On an even sillier note, the button supplier I use told me that a child would have to swallow at least 20 buttons containing trace amounts of lead to be at any risk of being harmed by lead. No garment contains anywhere near this many buttons and one would think the choking hazard would have superceded the lead concern at this point. Based on the logic coming from Congess, I think we need to worry about the lead in the water in DC, because there sure isn't any in my clothing (yes, I tested it).

-Lesley Fleming

Rick Woldenberg, Chairman - Learning Resources Inc. said...

Lesley, I try not to give legal advice in my blog. I think your questions can be answered by your trade association. You sound like you are possibly in the AAFA - they are very helpful.

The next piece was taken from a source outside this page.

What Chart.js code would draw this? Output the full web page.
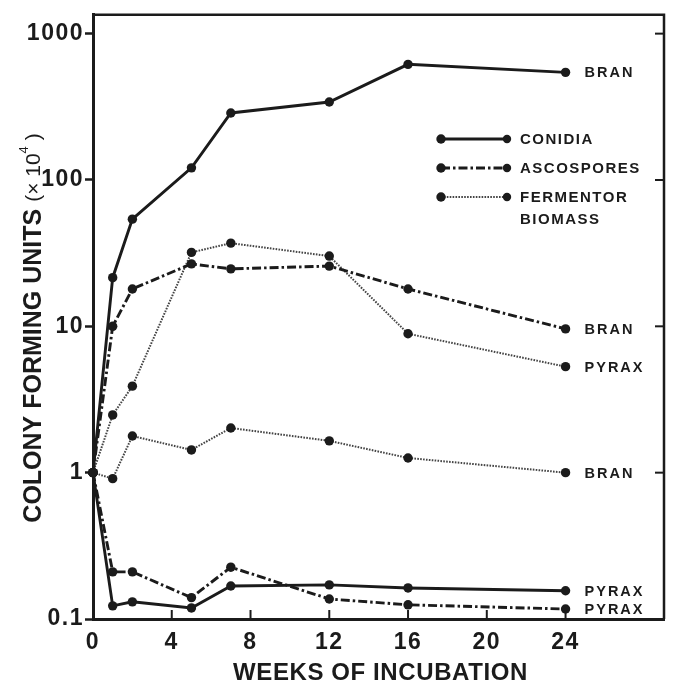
<!DOCTYPE html>
<html><head><meta charset="utf-8">
<script src="https://cdn.jsdelivr.net/npm/chart.js@4.4.1/dist/chart.umd.min.js"></script>
<style>html,body{margin:0;padding:0;background:#fff}#wrap{width:675px;height:686px;position:relative}</style>
</head><body><div id="wrap"><canvas id="c" width="675" height="686"></canvas></div>
<script>
// ---- data (weeks of incubation, colony forming units x 10^4) ----
const weeks = [0, 1, 2, 5, 7, 12, 16, 24];
const conidiaBran   = [1, 21.5, 54, 121, 287, 341, 617, 544];
const conidiaPyrax  = [1, 0.123, 0.131, 0.119, 0.168, 0.171, 0.163, 0.156];
const ascoBran      = [1, 10, 18, 26.7, 24.7, 25.8, 18, 9.6];
const ascoPyrax     = [1, 0.21, 0.21, 0.14, 0.226, 0.137, 0.125, 0.117];
const biomassPyrax  = [1, 2.48, 3.9, 32, 37, 30.2, 8.9, 5.3];
const biomassBran   = [1, 0.91, 1.78, 1.43, 2.02, 1.65, 1.26, 1.0];
const xTicks = [0, 4, 8, 12, 16, 20, 24];
const yTicks = [0.1, 1, 10, 100, 1000];
const legendLabels = ['CONIDIA', 'ASCOSPORES', ['FERMENTOR', 'BIOMASS']];
const xTitle = 'WEEKS OF INCUBATION';
const yTitleBold = 'COLONY FORMING UNITS';

const INK = '#1b1b1b';
const styles = {
  conidia: {dash: [], width: 2.9, color: INK},
  asco: {dash: [9, 3, 2.5, 3], width: 2.9, color: INK},
  biomass: {dash: [1.6, 1.3], width: 2, color: '#444'}
};
function ds(vals, st, end) {
  return {
    data: weeks.map((w, i) => ({x: w, y: vals[i]})),
    borderColor: styles[st].color, borderWidth: styles[st].width, borderDash: styles[st].dash,
    pointRadius: 4.7, pointBackgroundColor: INK, pointBorderWidth: 0, pointHoverRadius: 4.7,
    tension: 0, fill: false, clip: false, endLabel: end
  };
}
const datasets = [
  ds(conidiaBran, 'conidia', 'BRAN'),
  ds(ascoBran, 'asco', 'BRAN'),
  ds(biomassPyrax, 'biomass', 'PYRAX'),
  ds(biomassBran, 'biomass', 'BRAN'),
  ds(conidiaPyrax, 'conidia', 'PYRAX'),
  ds(ascoPyrax, 'asco', 'PYRAX')
];

const decor = {
  id: 'decor',
  beforeDraw(chart) { chart.ctx.letterSpacing = '1.5px'; },
  afterDraw(chart) {
    const ctx = chart.ctx, a = chart.chartArea;
    const xs = chart.scales.x, ys = chart.scales.y;
    ctx.save();
    ctx.strokeStyle = INK; ctx.fillStyle = INK;
    // top & right frame
    ctx.lineWidth = 2.5;
    ctx.beginPath();
    ctx.moveTo(a.left, a.top); ctx.lineTo(a.right, a.top); ctx.lineTo(a.right, a.bottom);
    ctx.stroke();
    // right inward ticks
    ctx.lineWidth = 2;
    yTicks.forEach(v => {
      const y = ys.getPixelForValue(v);
      if (y < a.bottom - 3) { ctx.beginPath(); ctx.moveTo(a.right, y); ctx.lineTo(a.right - 9, y); ctx.stroke(); }
    });
    // bottom inward ticks
    xTicks.forEach(v => {
      if (v === 0) return;
      const x = xs.getPixelForValue(v);
      ctx.beginPath(); ctx.moveTo(x, a.bottom); ctx.lineTo(x, a.bottom - 9); ctx.stroke();
    });
    // end labels
    ctx.font = 'bold 14.5px "Liberation Sans", Arial, sans-serif';
    ctx.letterSpacing = '2px';
    ctx.textBaseline = 'middle'; ctx.textAlign = 'left';
    chart.data.datasets.forEach(d => {
      const last = d.data[d.data.length - 1];
      ctx.fillText(d.endLabel, xs.getPixelForValue(last.x) + 19, ys.getPixelForValue(last.y) + 1);
    });
    // legend
    const rows = [139, 168, 197];
    const keys = ['conidia', 'asco', 'biomass'];
    ctx.font = 'bold 15px "Liberation Sans", Arial, sans-serif';
    ctx.letterSpacing = '1.5px';
    rows.forEach((y, i) => {
      const st = styles[keys[i]];
      ctx.save();
      ctx.strokeStyle = st.color; ctx.lineWidth = st.width; ctx.setLineDash(st.dash);
      ctx.beginPath(); ctx.moveTo(441, y); ctx.lineTo(507, y); ctx.stroke();
      ctx.restore();
      ctx.beginPath(); ctx.arc(441, y, 4.7, 0, Math.PI * 2); ctx.fill();
      ctx.beginPath(); ctx.arc(507, y, 4.2, 0, Math.PI * 2); ctx.fill();
      const lab = legendLabels[i];
      if (Array.isArray(lab)) {
        lab.forEach((t, j) => ctx.fillText(t, 520, y + 1 + j * 22));
      } else ctx.fillText(lab, 520, y + 1);
    });
    // x title
    ctx.letterSpacing = '0.6px';
    ctx.font = 'bold 24px "Liberation Sans", Arial, sans-serif';
    ctx.textAlign = 'center';
    ctx.fillText(xTitle, (a.left + a.right) / 2 + 2, 673);
    // y title (rotated)
    ctx.letterSpacing = '0px';
    ctx.translate(33, 328);
    ctx.rotate(-Math.PI / 2);
    ctx.textAlign = 'left';
    const fB = 'bold 25px "Liberation Sans", Arial, sans-serif';
    const fN = '21px "Liberation Sans", Arial, sans-serif';
    const fS = '13px "Liberation Sans", Arial, sans-serif';
    ctx.font = fB; const w1 = ctx.measureText(yTitleBold + ' ').width;
    ctx.font = fN; const w2 = ctx.measureText('(\u00d7 10').width;
    ctx.font = fS; const w3 = ctx.measureText('4').width;
    ctx.font = fN; const w4 = ctx.measureText(' )').width;
    let x = -(w1 + w2 + w3 + w4) / 2;
    ctx.font = fB; ctx.fillText(yTitleBold + ' ', x, 1); x += w1;
    ctx.font = fN; ctx.fillText('(\u00d7 10', x, 1); x += w2;
    ctx.font = fS; ctx.fillText('4', x, -9); x += w3;
    ctx.font = fN; ctx.fillText(' )', x, 1);
    ctx.restore();
    ctx.letterSpacing = '0px';
  }
};

new Chart(document.getElementById('c'), {
  type: 'line',
  data: {datasets},
  plugins: [decor],
  options: {
    responsive: false, animation: false, devicePixelRatio: 1,
    layout: {padding: {left: 0, right: 11, top: 10, bottom: 0}},
    plugins: {legend: {display: false}, tooltip: {enabled: false}, title: {display: false}},
    scales: {
      x: {
        type: 'linear', min: 0, max: 29,
        afterBuildTicks: s => { s.ticks = xTicks.map(v => ({value: v})); },
        afterFit: s => { s.height = 67; },
        grid: {display: true, drawOnChartArea: false, drawTicks: false},
        border: {display: true, color: INK, width: 3},
        ticks: {color: INK, padding: 10, font: {family: '"Liberation Sans", Arial, sans-serif', size: 23, weight: 'bold'}, callback: v => String(v), maxRotation: 0}
      },
      y: {
        type: 'logarithmic', min: 0.1, max: 1345,
        afterBuildTicks: s => { s.ticks = yTicks.map(v => ({value: v})); },
        afterFit: s => { s.width = 93; },
        grid: {display: true, drawOnChartArea: false, drawTicks: true, tickLength: 8, tickColor: INK, tickWidth: 2.5},
        border: {display: true, color: INK, width: 3},
        ticks: {color: INK, padding: 1, font: {family: '"Liberation Sans", Arial, sans-serif', size: 23, weight: 'bold'}, callback: v => String(v)}
      }
    }
  }
});
</script></body></html>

In any event, you should check out the phthalates ban in the CPSIA because I think you can answer this question for yourself:


(a) PROHIBITION ON THE SALE OF CERTAIN PRODUCTS CONTAINING PHTHALATES.—Beginning on the date that is 180 days after the date of enactment of this Act, it shall be unlawful for any person to manufacture for sale, offer for sale, distribute in commerce, or import into the United States any children’s toy or child care article that contains concentrations of more than 0.1 percent of di-(2-ethylhexyl) phthalate (DEHP), dibutyl phthalate
(DBP), or benzyl butyl phthalate (BBP).


(1) INTERIM PROHIBITION.—Beginning on the date that is 180 days after the date of enactment of this Act and until a final rule is promulgated under paragraph (3), it shall be unlawful for any person to manufacture for sale, offer for sale, distribute in commerce, or import into the United States any children’s toy that can be placed in a child’s mouth or child care article that contains concentrations of more than 0.1 percent of diisononyl phthalate (DINP), diisodecyl phthalate (DIDP), or di-n-octyl phthalate (DnOP).

The definitions of some of these terms is found in the same section. You can find this law posted on the CPSC website: www.cpsc.gov.